The roller coaster

This past week has been an emotional roller-coaster, mostly involving Tim, and everything else, including Christmas, has faded into the background. Last night the roller coaster took a huge plunge and I watched everything change in the course of a single meeting.


After three doctors gave Tim his diagnosis a couple of days ago, we no longer talked in terms of his recovery. Tumors in both lungs and the esophagus have developed too far to be treated, and he was told he has at most six months to live. Most medics familiar with this type of cancer estimate much less time. A feeding tube was inserted since he can no longer swallow, and we began to mobilize to bring him home to San Carlos.


I visited a local Catholic hospital, said to be one of the best, but soon realized we didn't have the funds to afford it. But we had another option: a vacation home five minutes from my place, where he would be comfortable. I found a private nurse and interviewed a woman who could clean and spend most of the week with him, figuring I could sleep over most nights. I don't have nursing or hospice skills, and I asked myself a number of times how I could get over my queasiness and take on this unfamiliar role, but I was convinced that what I don't know I could learn from the nurse. At least, I thought, he would get the attention he needs for the bedsores and a number of other details we felt were being ignored at the hospital.


I was looking for a hospital bed, an IV stand, foam pad, sources for morphine and oxygen...
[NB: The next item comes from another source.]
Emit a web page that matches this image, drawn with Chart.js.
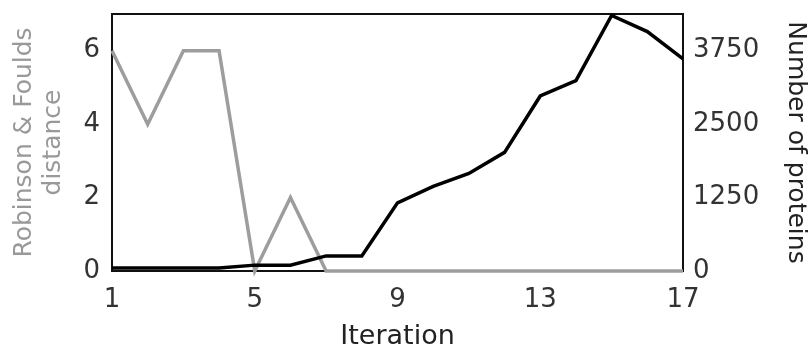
<!DOCTYPE html>
<html><head><meta charset="utf-8">
<script src="https://cdn.jsdelivr.net/npm/chart.js@4/dist/chart.umd.min.js"></script>
<style>html,body{margin:0;padding:0;background:#fff}#wrap{width:809px;height:349px}</style>
</head><body><div id="wrap"><canvas id="c" width="809" height="349"></canvas></div>
<script>
const iterations = [1,2,3,4,5,6,7,8,9,10,11,12,13,14,15,16,17];
const rfDistance = [6,4,6,6,0,2,0,0,0,0,0,0,0,0,0,0,0];
const numProteins = [50,50,50,50,100,100,257,257,1160,1440,1660,2020,2980,3240,4350,4075,3610];
const xTicks = [1,5,9,13,17];
const leftTicks = [0,2,4,6];
const rightTicks = [0,1250,2500,3750];

const FONT = 'DejaVu Sans';
const frame = {
  id:'frame',
  beforeDatasetsDraw(chart){
    const a = chart.chartArea, ctx = chart.ctx;
    ctx.save(); ctx.strokeStyle = '#111'; ctx.lineWidth = 2;
    ctx.strokeRect(a.left, a.top, a.right-a.left, a.bottom-a.top);
    ctx.restore();
  }
};
new Chart(document.getElementById('c'), {
  type:'line',
  data:{ datasets:[
    {label:'proteins', data: iterations.map((x,i)=>({x, y:numProteins[i]})), yAxisID:'y2', borderColor:'#000', borderWidth:3.5, pointRadius:0, tension:0, clip:false, order:0},
    {label:'rf', data: iterations.map((x,i)=>({x, y:rfDistance[i]})), yAxisID:'y', borderColor:'#9d9d9d', borderWidth:3.5, pointRadius:0, tension:0, clip:false, order:1}
  ]},
  options:{
    responsive:false, animation:false,
    layout:{padding:{top:14,left:0,right:0,bottom:0}},
    plugins:{legend:{display:false}, tooltip:{enabled:false}},
    scales:{
      x:{type:'linear', min:1, max:17,
        afterBuildTicks(s){ s.ticks = xTicks.map(v=>({value:v})); },
        afterFit(s){ s.height = 78; },
        grid:{display:false, drawTicks:false}, border:{display:false},
        ticks:{color:'#333', font:{family:FONT,size:26}, padding:14, maxRotation:0, autoSkip:false},
        title:{display:true, text:'Iteration', color:'#222', font:{family:FONT,size:27}, padding:{top:0,bottom:-4}}
      },
      y:{position:'left', min:0, max:7,
        afterBuildTicks(s){ s.ticks = leftTicks.map(v=>({value:v})); },
        afterFit(s){ s.width = 112; s.paddingTop = 0; s.paddingBottom = 0; },
        grid:{display:false, drawTicks:false}, border:{display:false},
        ticks:{color:'#333', font:{family:FONT,size:26}, padding:12},
        title:{display:true, text:['Robinson & Foulds','distance'], color:'#999', font:{family:FONT,size:25, lineHeight:1.16}, padding:{top:10,bottom:0}}
      },
      y2:{position:'right', min:0, max:4375,
        afterBuildTicks(s){ s.ticks = rightTicks.map(v=>({value:v})); },
        afterFit(s){ s.width = 126; s.paddingTop = 0; s.paddingBottom = 0; },
        grid:{display:false, drawTicks:false}, border:{display:false},
        ticks:{color:'#333', font:{family:FONT,size:26}, padding:10, callback:(v)=>String(v)},
        title:{display:true, text:'Number of proteins', color:'#222', font:{family:FONT,size:25}, padding:{top:-1,bottom:0}}
      }
    }
  },
  plugins:[frame]
});
</script></body></html>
But last night Team Tim got together, at least those of the group here in town, and in less than an hour everything changed. A former nurse went into grueling detail about what could be expected in caring for a terminal cancer patient, and a someone else pointed out that the hospital didn't have to discharge him. Then the consensus quickly swung in the direction of leaving him in the hospital. Some said they'd visit him regularly, with one of his friends promising to drive up on Christmas Day and take his laptop and some DVDs.


I had nothing much to say, being overwhelmingly outvoted. I don't have much faith in the overworked, underpaid hospital staff and worry that his bedsores, already very painful, will get much worse if they don't regularly help him shift positions. While everyone on the Team is tentatively volunteering to visit him on a regular basis, I wonder how long before they start forgetting Tim. Out of sight, out of mind.



A friend called Tim this morning and explained the decision, and Tim finally agreed that he's probably better off where he is, mentioning he had a long talk with one of his doctors last night. But I can't help but wonder if the individuals in this group would make the same decision for a spouse or best friend. This I know for sure: I wouldn't want such a choice to be made for me.